Friday, November 11, 2005

As I juggled my bags at the front door earlier this evening--the veterans gave me a chance to stay out of the office and do things like go shopping in the rain and wander around a Japanese supermarket--a man in a jumpsuit asked where he could find my building manager. I told him and walked inside, where everything felt darker than it had when I left this afternoon. Things that I had left on were off, and I realized slowly that the power had gone out and the man in the jumpsuit belonged to the truck from the power company.
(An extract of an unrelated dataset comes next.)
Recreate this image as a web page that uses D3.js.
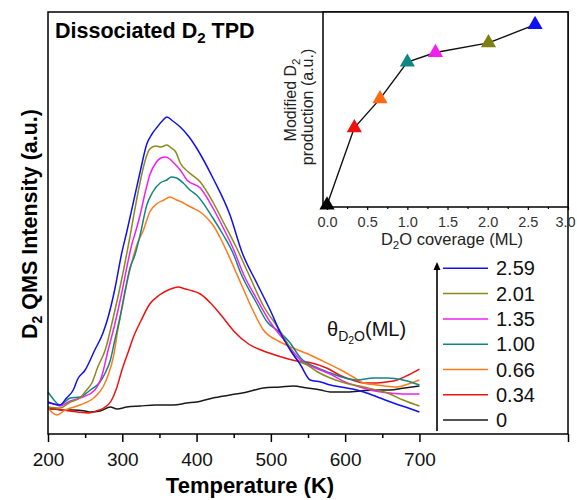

You know how, in John Cheever's story "The Enormous Radio," the people's marriage looks perfect until some outside object comes in and shakes the cracks to the surface? Well, the first time I wrote about that story it was because I believed that their trouble came from our habit as people to believe that everyone else has everything figured out, and the snapping back when we realize that's not true. But the story has been on my mind lately, and I've decided that the problem really is that we believe that other people hold the keys to our secrets.
That's the same, only different.

I have parsnips that I need to figure out how to cook, and an acorn squash with which to do the same. I'll be cooking and cleaning and knitting, hopefully, before tomorrow night's Broken Social Scene show. I'm not going to tell you about the disturbing dreams I had last night after yesterday's evening with some of the funniest people I know, but rest assured that they were strange. And that you all were there. Occasionally, naked.